An article in The New England Journal of Medicine suggests that universal face mask wearing “might help reduce the severity of disease and ensure that a greater proportion of new infections are asymptomatic.”
If that premise is correct, the article suggested, face mask wearing could become a form of inoculation “that would generate immunity and thereby slow the spread of the virus” during the global wait for the development of a vaccine.
The journal cited two recent outbreaks of COVID-19 in U.S. food-processing plants where workers were required to wear masks every day.
“The proportion of asymptomatic infections among the more than 500 people who became infected was 95%, with only 5% in each outbreak experiencing mild-to-moderate symptoms,” the medical journal said.
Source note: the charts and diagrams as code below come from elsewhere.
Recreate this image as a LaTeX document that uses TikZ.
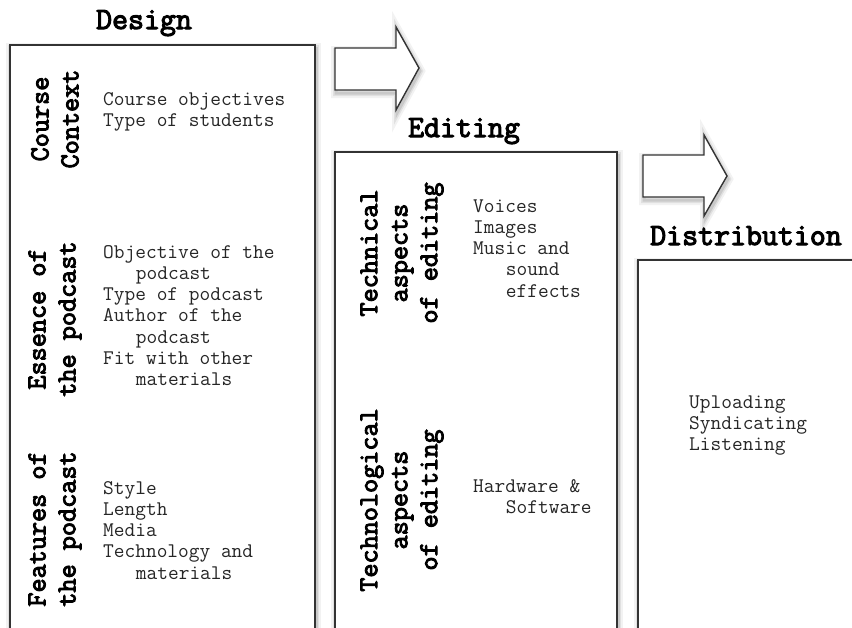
\documentclass[tikz,border=0pt]{standalone}
\usepackage{fontspec}
% heavy typewriter face for titles and topic labels
\newfontfamily\heavytt[FakeBold=3.5]{Latin Modern Mono}
% hanging indent of three monospaced characters
\newcommand\hang{\hspace*{1.575em}}
\begin{document}
\begin{tikzpicture}[x=1pt,y=-1pt,
  softshadow/.style={
    preaction={draw=black, draw opacity=0.05, line width=10pt, transform canvas={shift={(1pt,-3pt)}}},
    preaction={draw=black, draw opacity=0.07, line width=6pt, transform canvas={shift={(1pt,-3pt)}}},
    preaction={draw=black, draw opacity=0.10, line width=3pt, transform canvas={shift={(1pt,-3pt)}}}},
  panel/.style={softshadow, draw=black!80, line width=1.4pt, fill=white},
  blockarrow/.style={softshadow, draw=black!80, line width=1.4pt, fill=white, line join=miter},
  head/.style={font=\fontsize{31}{34}\heavytt, anchor=base, inner sep=0pt},
  topic/.style={font=\fontsize{27.4}{30}\heavytt, rotate=90, align=center, inner sep=0pt},
  items/.style={font=\fontsize{20.8}{21.3}\ttfamily, text=black!85, align=left, anchor=base west, inner sep=0pt}]
\useasboundingbox (0,0) rectangle (852,627);
\fill[white] (0,0) rectangle (852,627);
\clip (0,0) rectangle (852,627);

% stage panels (open towards the bottom edge)
\draw[panel] (10,45) rectangle (315,660);
\draw[panel] (335,152) rectangle (617,660);
\draw[panel] (638,260) rectangle (880,660);

% block arrows between stages
\draw[blockarrow] (335,48) -- (396,48) -- (396,27) -- (419,68) -- (396,110) -- (396,90) -- (335,90) -- cycle;
\draw[blockarrow] (643,155) -- (704,155) -- (704,135) -- (727,176) -- (704,216) -- (704,197) -- (643,197) -- cycle;

% stage titles
\node[head] (design) at (144,29) {Design};
\node[head] (editing) at (464,137) {Editing};
\node[head] (distribution) at (746,245) {Distribution};

% Design (the base anchor of a multi-line node sits on its last line)
\node[topic] (context) at (55,119) {Course\\Context};
\node[items] (contextitems) at (103,126.3) {Course objectives\\Type of students};
\node[topic] (essence) at (55,319) {Essence of\\the podcast};
\node[items] (essenceitems) at (103,385.8) {Objective of the\\\hang podcast\\Type of podcast\\Author of the\\\hang podcast\\Fit with other\\\hang materials};
\node[topic] (features) at (55,529) {Features of\\the podcast};
\node[items] (featureitems) at (103,579.2) {Style\\Length\\Media\\Technology and\\\hang materials};

% Editing
\node[topic] (technical) at (402,253) {Technical\\aspects\\of editing};
\node[items] (technicalitems) at (473,297.2) {Voices\\Images\\Music and\\\hang sound\\\hang effects};
\node[topic] (technological) at (402,500) {Technological\\aspects\\of editing};
\node[items] (technologicalitems) at (473,513.3) {Hardware \&\\\hang Software};

% Distribution
\node[items] (distitems) at (689,450.6) {Uploading\\Syndicating\\Listening};
\end{tikzpicture}
\end{document}
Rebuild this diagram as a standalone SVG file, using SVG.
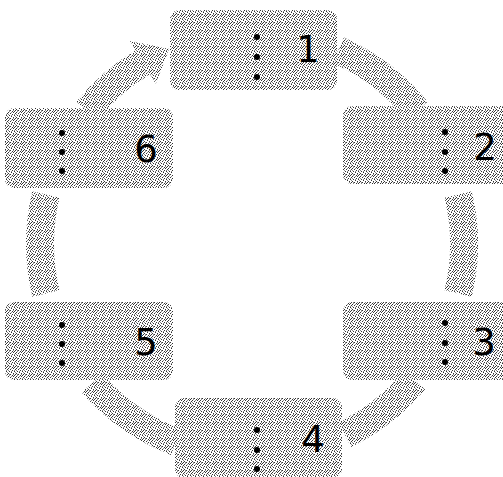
<svg xmlns="http://www.w3.org/2000/svg" width="503" height="477" viewBox="0 0 503 477">
  <defs>
    <pattern id="st" width="8" height="8" patternUnits="userSpaceOnUse">
      <path fill="#333" d="M0 0h1v1h-1z M5 0h1v1h-1z M2 1h1v1h-1z M7 1h1v1h-1z M4 2h1v1h-1z M1 3h1v1h-1z M6 3h1v1h-1z M3 4h1v1h-1z M0 5h1v1h-1z M5 5h1v1h-1z M2 6h1v1h-1z M7 6h1v1h-1z M4 7h1v1h-1z M6 7h1v1h-1z"/>
      <path fill="#888" d="M3 0h1v1h-1z M0 2h1v1h-1z M6 2h1v1h-1z M3 3h1v1h-1z M7 4h1v1h-1z M1 6h1v1h-1z M5 6h1v1h-1z M1 7h1v1h-1z"/>
    </pattern>
    <style>
      .box { fill: url(#st); }
      .band { fill: none; stroke: url(#st); stroke-width: 28; }
      .head { fill: url(#st); }
      .num { font-family: "DejaVu Sans", "Liberation Sans", sans-serif; font-size: 37px; text-anchor: middle; fill: #000; }
      .dot { fill: #000; }
    </style>
  </defs>
  <rect width="503" height="477" fill="#fff"/>
  <g id="connectors">
    <path class="band" d="M87.3 110.6 A212 212 0 0 1 142.8 62.3"/>
    <polygon class="head" points="129.9,40.8 169.2,48.9 155.7,83.7"/>
    <path class="band" d="M338.2 50.3 A212 212 0 0 1 416.7 110.6"/>
    <path class="band" d="M458.2 194.5 A212 212 0 0 1 458.2 293.5"/>
    <path class="band" d="M414.4 380.3 A212 212 0 0 1 344.9 434.5"/>
    <path class="band" d="M176 441.9 A212 212 0 0 1 92 383.1"/>
    <path class="band" d="M45.9 293.5 A212 212 0 0 1 45.9 194.5"/>
  </g>
  <g id="node1">
    <rect class="box" x="170" y="10" width="167" height="80" rx="9"/>
    <circle class="dot" cx="257" cy="37" r="3"/><circle class="dot" cx="257" cy="57" r="3"/><circle class="dot" cx="257" cy="77" r="3"/>
    <text class="num" x="308" y="62">1</text>
  </g>
  <g id="node2">
    <rect class="box" x="343" y="106" width="167" height="78" rx="9"/>
    <circle class="dot" cx="445" cy="132" r="3"/><circle class="dot" cx="445" cy="152" r="3"/><circle class="dot" cx="445" cy="171" r="3"/>
    <text class="num" x="485" y="160">2</text>
  </g>
  <g id="node3">
    <rect class="box" x="343" y="302" width="167" height="78" rx="9"/>
    <circle class="dot" cx="445" cy="323" r="3"/><circle class="dot" cx="445" cy="343" r="3"/><circle class="dot" cx="445" cy="362" r="3"/>
    <text class="num" x="484" y="355">3</text>
  </g>
  <g id="node4">
    <rect class="box" x="175" y="398" width="167" height="80" rx="9"/>
    <circle class="dot" cx="257" cy="430" r="3"/><circle class="dot" cx="257" cy="450" r="3"/><circle class="dot" cx="257" cy="469" r="3"/>
    <text class="num" x="313" y="452">4</text>
  </g>
  <g id="node5">
    <rect class="box" x="5" y="302" width="168" height="78" rx="9"/>
    <circle class="dot" cx="62" cy="325" r="3"/><circle class="dot" cx="62" cy="344" r="3"/><circle class="dot" cx="62" cy="363" r="3"/>
    <text class="num" x="146" y="355">5</text>
  </g>
  <g id="node6">
    <rect class="box" x="5" y="108" width="168" height="80" rx="9"/>
    <circle class="dot" cx="62" cy="133" r="3"/><circle class="dot" cx="62" cy="152" r="3"/><circle class="dot" cx="62" cy="171" r="3"/>
    <text class="num" x="146" y="162">6</text>
  </g>
</svg>
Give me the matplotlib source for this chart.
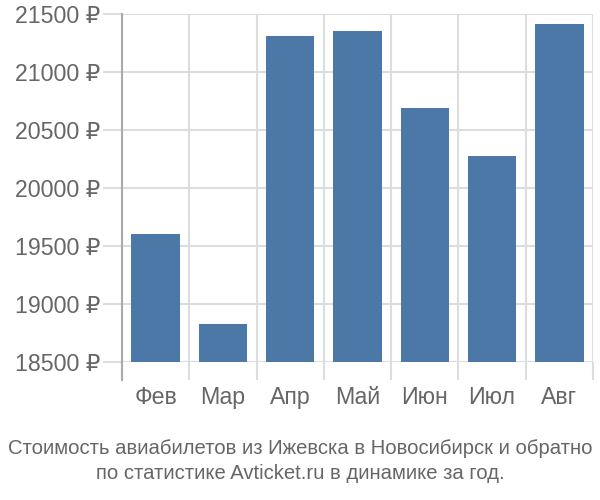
import matplotlib.pyplot as plt
from matplotlib import font_manager
import numpy as np

months = ['Фев', 'Мар', 'Апр', 'Май', 'Июн', 'Июл', 'Авг']
prices = [19605, 18825, 21310, 21350, 20690, 20275, 21410]
yticks = [18500, 19000, 19500, 20000, 20500, 21000, 21500]
title = ('Стоимость авиабилетов из Ижевска в Новосибирск и обратно\n'
         'по статистике Avticket.ru в динамике за год.')

names = {f.name for f in font_manager.fontManager.ttflist}
narrow = 'Liberation Sans Narrow' if 'Liberation Sans Narrow' in names else 'Liberation Sans'
plt.rcParams['font.family'] = ['Liberation Sans', 'DejaVu Sans']

text_col = '#666666'
grid_col = '#dddddd'

fig = plt.figure(figsize=(6, 5), dpi=100)
ax = fig.add_axes([122 / 600, 1 - 362 / 500, (593 - 122) / 600, (362 - 14) / 500])

x = np.arange(len(months))
ax.bar(x, np.array(prices) - yticks[0], bottom=yticks[0], width=0.72,
       color='#4c78a8', zorder=3)

ax.set_xlim(-0.5, len(months) - 0.5)
ax.set_ylim(yticks[0], yticks[-1])

ax.set_yticks(yticks)
ax.set_yticklabels([f'{v} ₽' for v in yticks])
ax.set_xticks(x)
ax.set_xticklabels(months)
ax.set_xticks(np.arange(len(months) + 1) - 0.5, minor=True)

ax.tick_params(axis='y', length=13.7, color=grid_col, width=1.5, labelsize=16.7,
               labelcolor=text_col, pad=2)
ax.tick_params(axis='x', which='major', length=0, labelsize=16.7,
               labelcolor=text_col, pad=17)
ax.tick_params(axis='x', which='minor', length=13, color=grid_col, width=1.5)

ax.grid(axis='y', color=grid_col, linewidth=1.5, zorder=0)
ax.grid(axis='x', which='minor', color=grid_col, linewidth=1.5, zorder=0)

for s in ['top', 'right', 'bottom']:
    ax.spines[s].set_visible(False)
ax.spines['left'].set_color('#aaaaaa')
ax.spines['left'].set_linewidth(1.5)
ax.spines['left'].set_bounds(yticks[0] - 155, yticks[-1])
ax.spines['left'].set_zorder(4)

fig.text(0.5, 1 - 461 / 500, title, ha='center', va='center', fontsize=14.6,
         color=text_col, family=[narrow, 'DejaVu Sans'], linespacing=1.4)

fig.savefig('out.png', dpi=100)
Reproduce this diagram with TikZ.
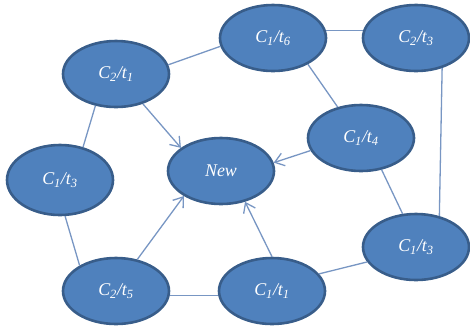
\documentclass[tikz,border=0pt]{standalone}
\usepackage{fontspec}
\setmainfont{Liberation Serif}
\usetikzlibrary{arrows.meta,shapes.geometric}
\definecolor{nfill}{RGB}{79,129,189}
\definecolor{nborder}{RGB}{56,93,138}
\definecolor{edgecol}{RGB}{120,150,195}
\newcommand\lab[4]{\textit{#1\textsubscript{#2}/#3\textsubscript{#4}}}
\begin{document}
\begin{tikzpicture}[x=1bp,y=-1bp,
  blob/.style={ellipse,draw=nborder,fill=nfill,line width=2.6bp,
    minimum width=106bp,minimum height=66bp,inner sep=0pt,
    text=white,font=\fontsize{18}{20}\selectfont},
  link/.style={draw=edgecol,line width=1.3bp},
  arr/.style={link,-{Straight Barb[length=9bp,width=13bp,line width=1.3bp]}}]
\useasboundingbox (0,0) rectangle (470,331);
\node[blob] (C2t1) at (116,74) {\lab{C}{2}{t}{1}};
\node[blob] (C1t6) at (273,38) {\lab{C}{1}{t}{6}};
\node[blob] (C2t3) at (416,38) {\lab{C}{2}{t}{3}};
\node[blob] (C1t4) at (361,138) {\lab{C}{1}{t}{4}};
\node[blob] (New) at (221,171) {\textit{New}};
\node[blob,minimum height=70bp] (C1t3L) at (60,180) {\lab{C}{1}{t}{3}};
\node[blob] (C2t5) at (116,291) {\lab{C}{2}{t}{5}};
\node[blob] (C1t1) at (272,291) {\lab{C}{1}{t}{1}};
\node[blob] (C1t3R) at (416,247) {\lab{C}{1}{t}{3}};
\path[link] (C2t1.10) -- (C1t6.-171);
\path[link] (C1t6.8) -- (C2t3.172);
\path[link] (C1t6.-37) -- (C1t4.127);
\path[link] (C2t3.-49) -- (C1t3R.53);
\path[link] (C1t4.-57) -- (C1t3R.112);
\path[link] (C1t3R.-163) -- (C1t1.20);
\path[link] (C2t5.-5) -- (C1t1.185);
\path[link] (C2t1.-123) -- (C1t3L.55);
\path[link] (C1t3L.-82) -- (C2t5.145);
\path[arr] (C2t1.-48) -- (New.150);
\path[arr] (C1t4.194) -- (New.9);
\path[arr] (C2t5.56) -- (New.214);
\path[arr] (C1t1.north) -- (New.-52);
\end{tikzpicture}
\end{document}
The article also said “case-fatality rates in countries with mandatory or enforced population-wide masking have remained low, even with resurgences of cases after lockdowns were lifted.”
Dr. Monica Gandhi, one of the authors of the article, who is an infectious disease physician at the University of California, San Francisco, told the British newspaper The Telegraph, “It is true that the proportion of asymptomatic infection being increased by masking might increase the proportion of the population who achieve at least short-term immunity to the virus while we await a vaccine.”
She cautioned, however, that more studies about the efficacy of mask wearing are needed.